Begin DATA ENTRIES
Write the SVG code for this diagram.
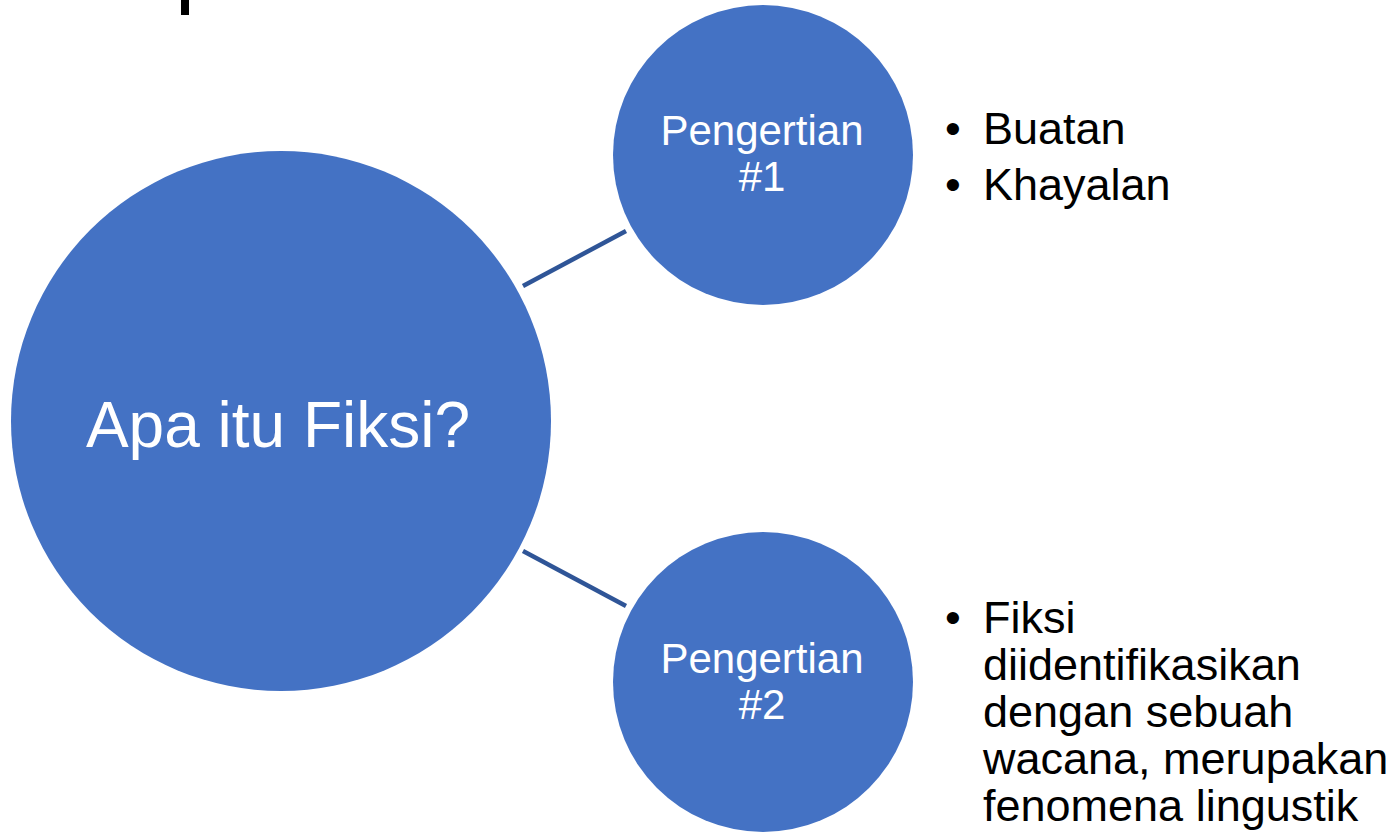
<svg xmlns="http://www.w3.org/2000/svg" width="1396" height="832" viewBox="0 0 1396 832">
<style>
.node{fill:#4472C4;}
.lbl{fill:#FFFFFF;font-family:"Liberation Sans",Arial,sans-serif;text-anchor:middle;}
.bul{fill:#000000;font-family:"Liberation Sans",Arial,sans-serif;font-size:45px;}
.conn{stroke:#2F5597;stroke-width:4.5;fill:none;}
</style>
<rect width="1396" height="832" fill="#FFFFFF"/>
<rect x="181" y="0" width="8" height="15" fill="#000000"/>
<g id="connectors">
<line class="conn" x1="523" y1="286" x2="626" y2="231"/>
<line class="conn" x1="523" y1="551" x2="626" y2="606"/>
</g>
<g id="node-main">
<circle class="node" cx="281" cy="421" r="270"/>
<text class="lbl" x="278" y="447" font-size="64">Apa itu Fiksi?</text>
</g>
<g id="node-p1">
<circle class="node" cx="763" cy="155" r="150"/>
<text class="lbl" x="762" y="145" font-size="42">Pengertian</text>
<text class="lbl" x="762" y="191" font-size="42">#1</text>
</g>
<g id="node-p2">
<circle class="node" cx="763" cy="682" r="150"/>
<text class="lbl" x="762" y="673" font-size="42">Pengertian</text>
<text class="lbl" x="762" y="719" font-size="42">#2</text>
</g>
<g id="list-p1">
<text class="bul" x="945" y="144">•</text>
<text class="bul" x="983" y="144">Buatan</text>
<text class="bul" x="945" y="200">•</text>
<text class="bul" x="983" y="200">Khayalan</text>
</g>
<g id="list-p2">
<text class="bul" x="945" y="633">•</text>
<text class="bul" x="983" y="633">Fiksi</text>
<text class="bul" x="983" y="680">diidentifikasikan</text>
<text class="bul" x="983" y="727">dengan sebuah</text>
<text class="bul" x="983" y="774">wacana, merupakan</text>
<text class="bul" x="983" y="821">fenomena lingustik</text>
</g>
</svg>
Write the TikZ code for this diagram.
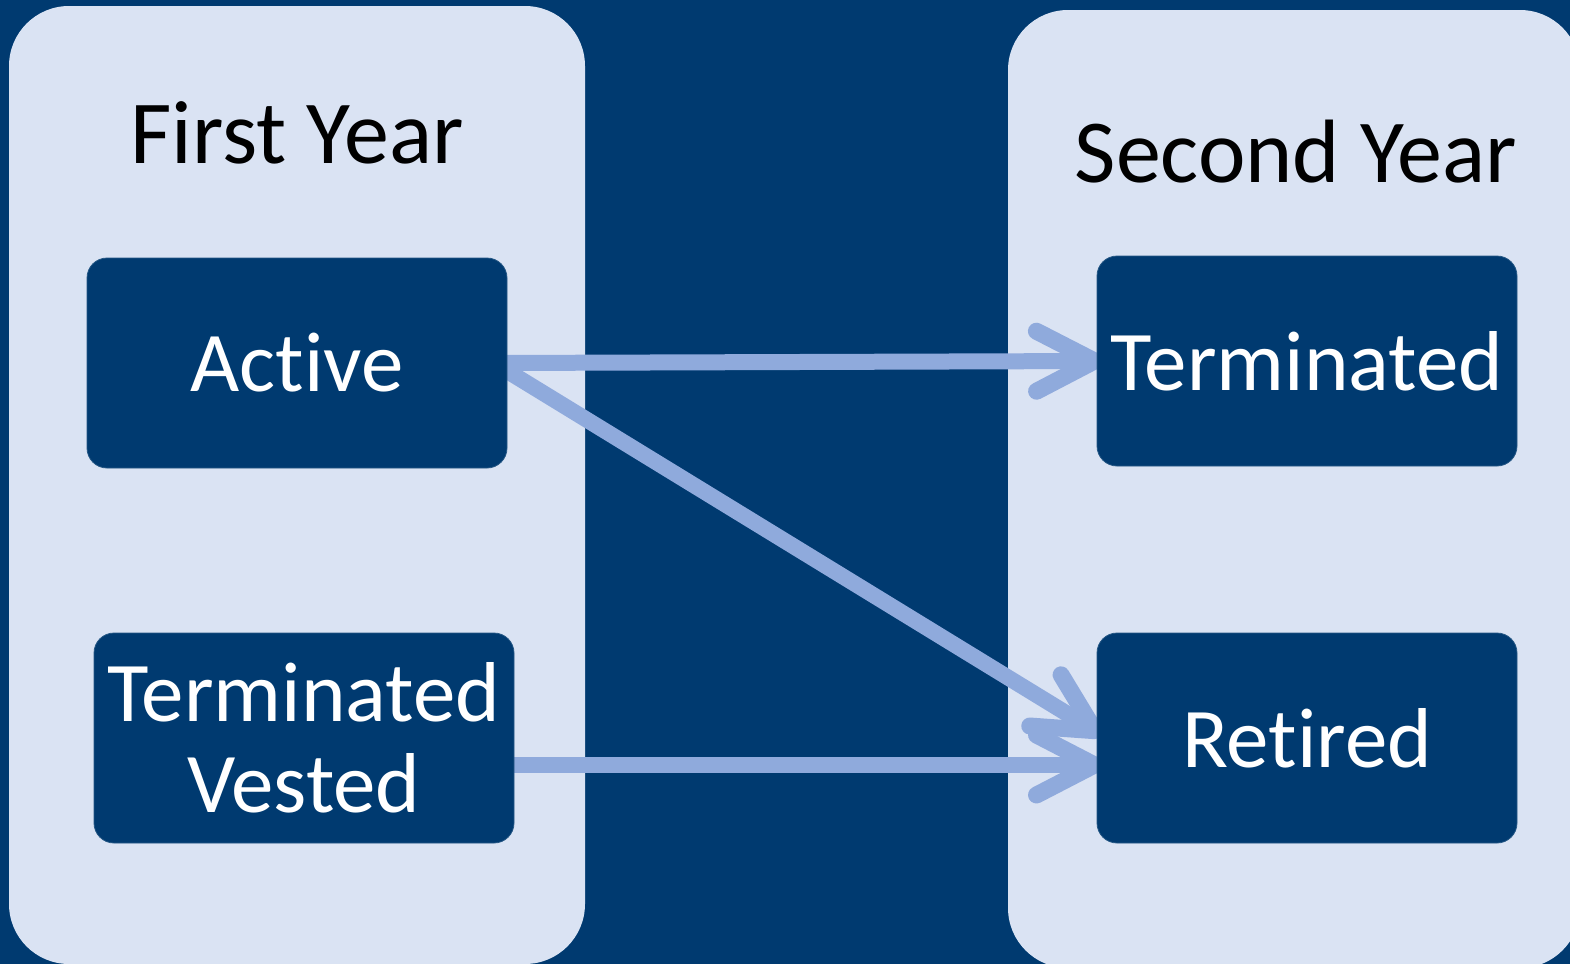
End DATA ENTRIES
» **WRITTEN REQUEST**
Write out each line of the data that holds the string "diagram".

» **EXPECTED ANSWER**
Write the SVG code for this diagram.
Write the TikZ code for this diagram.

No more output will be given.